I sit quietly on my small patio, stock-still, pretending I’m just another potted geranium, and I observe my winged little visitors zooming in and out. The vocal sounds they make, I’ve discovered, are not hums – they’re more like chirps, chatters, squeaks and squeals (especially when they’re fighting over access to the feeder). The humming sound they’re named for is not, it turns out, an expression of their feelings, it’s a result of their aerodynamics: It’s the sound their wings make, flapping at an eye-blurring rate of between sixty and two hundred times per second.

They’re small, no bigger than my thumb (the smallest birds of all, I learn from research, and the only birds capable of flying backwards), with long, thin, red, needlelike beaks. The ones that visit me come in all sorts of shiny colors – greenish, bluish, reddish, grayish-brown – some with white breasts and some not. Sometimes, to my great relief, they perch on the feeder and take a deep breath before zipping away to God-knows-where:

Every story, fiction as well as non-, requires an antagonist to create and maintain tension. So here we go:

Who should arrive on this idyllic patio scene the other day but El Gato (my name for him — or is it her?), a scruffy, smelly, old, homeless cat who hangs out at this apartamento complex (where no dogs are allowed); who answers to no one and is fed (judging from the empty small bowls and saucers outside many apartment doors here) by just about everyone.
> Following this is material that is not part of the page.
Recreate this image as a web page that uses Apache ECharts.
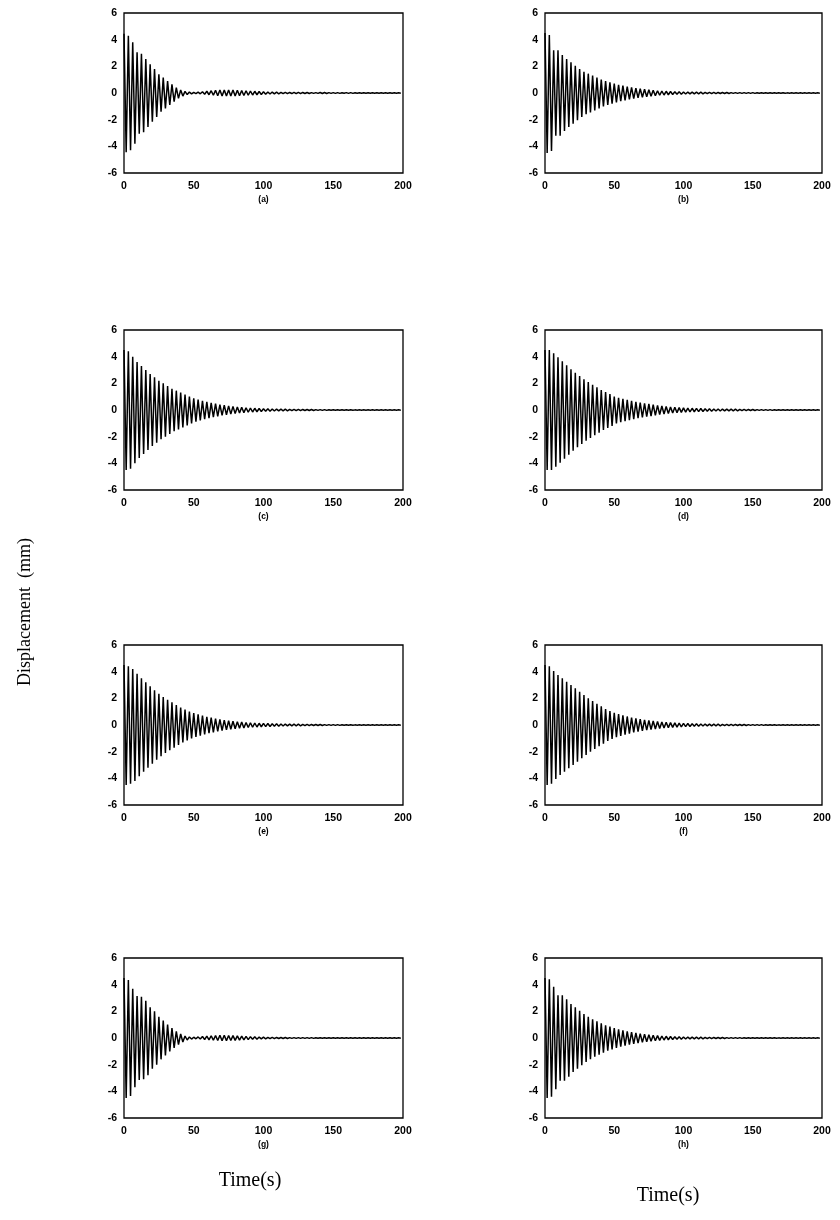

El Gato has decided – and I really can’t blame him for this – that my sweet little patio is the place to be. He has found a back way, over the brick wall, into it. When I’m out there, he cuddles beside me and purrs loudly. When I’m not there, he stretches out beside the potted plants and snoozes in peace and safety:

At first his obvious presence was off-putting to the hummingbirds. In less than a twinkling, they took one look at this potential predator and nixed the free-nectar idea. (How quickly their tiny little brains work, I marveled.) They darted off. My heart sank.

But then the birds and I seemed to make the same discovery at the same time: El Gato is either so well fed by the well meaning residents here that he’s not interested in chasing down and eating hummingbirds for lunch, or he’s so old that he’s deaf to the hummingbirds’ squeaky-chirpy sounds — or both. He pays no attention to them – doesn’t lift or turn his head, doesn’t even cock an ear — so they quickly learned to ignore him.

Now we’re all happy – the birds, the cat, and I too. None of us is owned by anyone. All of us are free to come and go as we wish. The lesson for me is it’s always good to question widely accepted assumptions. In this case, I’ve been reminded once again that ownership does not equal happiness. And I’ve also learned something new: hummingbirds not only don’t sing, they don’t even, really hum.